YOUR INSTRUCTIONS: Copy the data below exactly.

COLLECTED DATA:

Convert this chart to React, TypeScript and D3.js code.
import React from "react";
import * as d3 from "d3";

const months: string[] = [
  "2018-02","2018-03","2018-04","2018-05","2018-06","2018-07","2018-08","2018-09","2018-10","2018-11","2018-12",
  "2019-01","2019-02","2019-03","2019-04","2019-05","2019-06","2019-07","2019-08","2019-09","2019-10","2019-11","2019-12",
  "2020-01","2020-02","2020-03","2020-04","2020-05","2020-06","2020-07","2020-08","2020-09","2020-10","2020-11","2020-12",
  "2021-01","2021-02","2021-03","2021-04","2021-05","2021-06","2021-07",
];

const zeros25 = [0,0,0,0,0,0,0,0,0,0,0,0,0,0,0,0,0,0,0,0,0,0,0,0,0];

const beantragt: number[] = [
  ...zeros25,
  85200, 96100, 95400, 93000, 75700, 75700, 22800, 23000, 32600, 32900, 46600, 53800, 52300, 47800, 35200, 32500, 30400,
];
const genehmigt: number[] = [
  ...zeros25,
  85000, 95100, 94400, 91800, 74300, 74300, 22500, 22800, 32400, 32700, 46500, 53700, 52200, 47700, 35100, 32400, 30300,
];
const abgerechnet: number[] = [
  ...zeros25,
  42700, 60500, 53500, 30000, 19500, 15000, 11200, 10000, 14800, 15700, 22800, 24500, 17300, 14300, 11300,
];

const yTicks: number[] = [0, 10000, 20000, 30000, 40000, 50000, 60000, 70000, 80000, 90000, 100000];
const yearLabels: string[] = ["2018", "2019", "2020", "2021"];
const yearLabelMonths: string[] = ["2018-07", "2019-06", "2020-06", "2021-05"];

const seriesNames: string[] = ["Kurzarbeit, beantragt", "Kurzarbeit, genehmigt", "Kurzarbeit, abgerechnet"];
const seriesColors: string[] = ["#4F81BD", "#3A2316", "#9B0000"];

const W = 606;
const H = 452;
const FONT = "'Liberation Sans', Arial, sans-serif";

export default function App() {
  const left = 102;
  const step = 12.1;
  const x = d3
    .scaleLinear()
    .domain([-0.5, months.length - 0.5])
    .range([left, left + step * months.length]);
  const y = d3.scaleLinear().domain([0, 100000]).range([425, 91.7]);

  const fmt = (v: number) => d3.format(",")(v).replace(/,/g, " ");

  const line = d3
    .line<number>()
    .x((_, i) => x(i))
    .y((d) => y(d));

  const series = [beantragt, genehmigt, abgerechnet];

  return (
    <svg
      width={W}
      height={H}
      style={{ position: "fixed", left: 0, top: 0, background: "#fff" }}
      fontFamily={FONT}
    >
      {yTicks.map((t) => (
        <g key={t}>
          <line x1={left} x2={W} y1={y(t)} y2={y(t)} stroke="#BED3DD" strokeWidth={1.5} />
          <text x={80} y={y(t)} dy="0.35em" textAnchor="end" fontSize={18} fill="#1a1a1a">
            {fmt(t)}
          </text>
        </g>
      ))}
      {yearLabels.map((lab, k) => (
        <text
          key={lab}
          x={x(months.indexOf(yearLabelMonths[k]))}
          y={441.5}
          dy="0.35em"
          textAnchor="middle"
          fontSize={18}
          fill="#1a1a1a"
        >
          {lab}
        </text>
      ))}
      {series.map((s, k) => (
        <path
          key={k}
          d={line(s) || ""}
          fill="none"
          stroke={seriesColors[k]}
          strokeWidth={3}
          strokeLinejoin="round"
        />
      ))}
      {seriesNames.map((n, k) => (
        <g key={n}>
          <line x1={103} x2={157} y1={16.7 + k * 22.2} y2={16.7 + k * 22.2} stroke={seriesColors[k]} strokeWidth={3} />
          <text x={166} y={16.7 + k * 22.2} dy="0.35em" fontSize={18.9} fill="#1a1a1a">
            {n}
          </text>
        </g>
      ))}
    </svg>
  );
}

RESULT OF THE EXERCISE:
Convert this chart to React, TypeScript and D3.js code.
import React from "react";
import * as d3 from "d3";

const months: string[] = [
  "2018-02","2018-03","2018-04","2018-05","2018-06","2018-07","2018-08","2018-09","2018-10","2018-11","2018-12",
  "2019-01","2019-02","2019-03","2019-04","2019-05","2019-06","2019-07","2019-08","2019-09","2019-10","2019-11","2019-12",
  "2020-01","2020-02","2020-03","2020-04","2020-05","2020-06","2020-07","2020-08","2020-09","2020-10","2020-11","2020-12",
  "2021-01","2021-02","2021-03","2021-04","2021-05","2021-06","2021-07",
];

const zeros25 = [0,0,0,0,0,0,0,0,0,0,0,0,0,0,0,0,0,0,0,0,0,0,0,0,0];

const beantragt: number[] = [
  ...zeros25,
  85200, 96100, 95400, 93000, 75700, 75700, 22800, 23000, 32600, 32900, 46600, 53800, 52300, 47800, 35200, 32500, 30400,
];
const genehmigt: number[] = [
  ...zeros25,
  85000, 95100, 94400, 91800, 74300, 74300, 22500, 22800, 32400, 32700, 46500, 53700, 52200, 47700, 35100, 32400, 30300,
];
const abgerechnet: number[] = [
  ...zeros25,
  42700, 60500, 53500, 30000, 19500, 15000, 11200, 10000, 14800, 15700, 22800, 24500, 17300, 14300, 11300,
];

const yTicks: number[] = [0, 10000, 20000, 30000, 40000, 50000, 60000, 70000, 80000, 90000, 100000];
const yearLabels: string[] = ["2018", "2019", "2020", "2021"];
const yearLabelMonths: string[] = ["2018-07", "2019-06", "2020-06", "2021-05"];

const seriesNames: string[] = ["Kurzarbeit, beantragt", "Kurzarbeit, genehmigt", "Kurzarbeit, abgerechnet"];
const seriesColors: string[] = ["#4F81BD", "#3A2316", "#9B0000"];

const W = 606;
const H = 452;
const FONT = "'Liberation Sans', Arial, sans-serif";

export default function App() {
  const left = 102;
  const step = 12.1;
  const x = d3
    .scaleLinear()
    .domain([-0.5, months.length - 0.5])
    .range([left, left + step * months.length]);
  const y = d3.scaleLinear().domain([0, 100000]).range([425, 91.7]);

  const fmt = (v: number) => d3.format(",")(v).replace(/,/g, " ");

  const line = d3
    .line<number>()
    .x((_, i) => x(i))
    .y((d) => y(d));

  const series = [beantragt, genehmigt, abgerechnet];

  return (
    <svg
      width={W}
      height={H}
      style={{ position: "fixed", left: 0, top: 0, background: "#fff" }}
      fontFamily={FONT}
    >
      {yTicks.map((t) => (
        <g key={t}>
          <line x1={left} x2={W} y1={y(t)} y2={y(t)} stroke="#BED3DD" strokeWidth={1.5} />
          <text x={80} y={y(t)} dy="0.35em" textAnchor="end" fontSize={18} fill="#1a1a1a">
            {fmt(t)}
          </text>
        </g>
      ))}
      {yearLabels.map((lab, k) => (
        <text
          key={lab}
          x={x(months.indexOf(yearLabelMonths[k]))}
          y={441.5}
          dy="0.35em"
          textAnchor="middle"
          fontSize={18}
          fill="#1a1a1a"
        >
          {lab}
        </text>
      ))}
      {series.map((s, k) => (
        <path
          key={k}
          d={line(s) || ""}
          fill="none"
          stroke={seriesColors[k]}
          strokeWidth={3}
          strokeLinejoin="round"
        />
      ))}
      {seriesNames.map((n, k) => (
        <g key={n}>
          <line x1={103} x2={157} y1={16.7 + k * 22.2} y2={16.7 + k * 22.2} stroke={seriesColors[k]} strokeWidth={3} />
          <text x={166} y={16.7 + k * 22.2} dy="0.35em" fontSize={18.9} fill="#1a1a1a">
            {n}
          </text>
        </g>
      ))}
    </svg>
  );
}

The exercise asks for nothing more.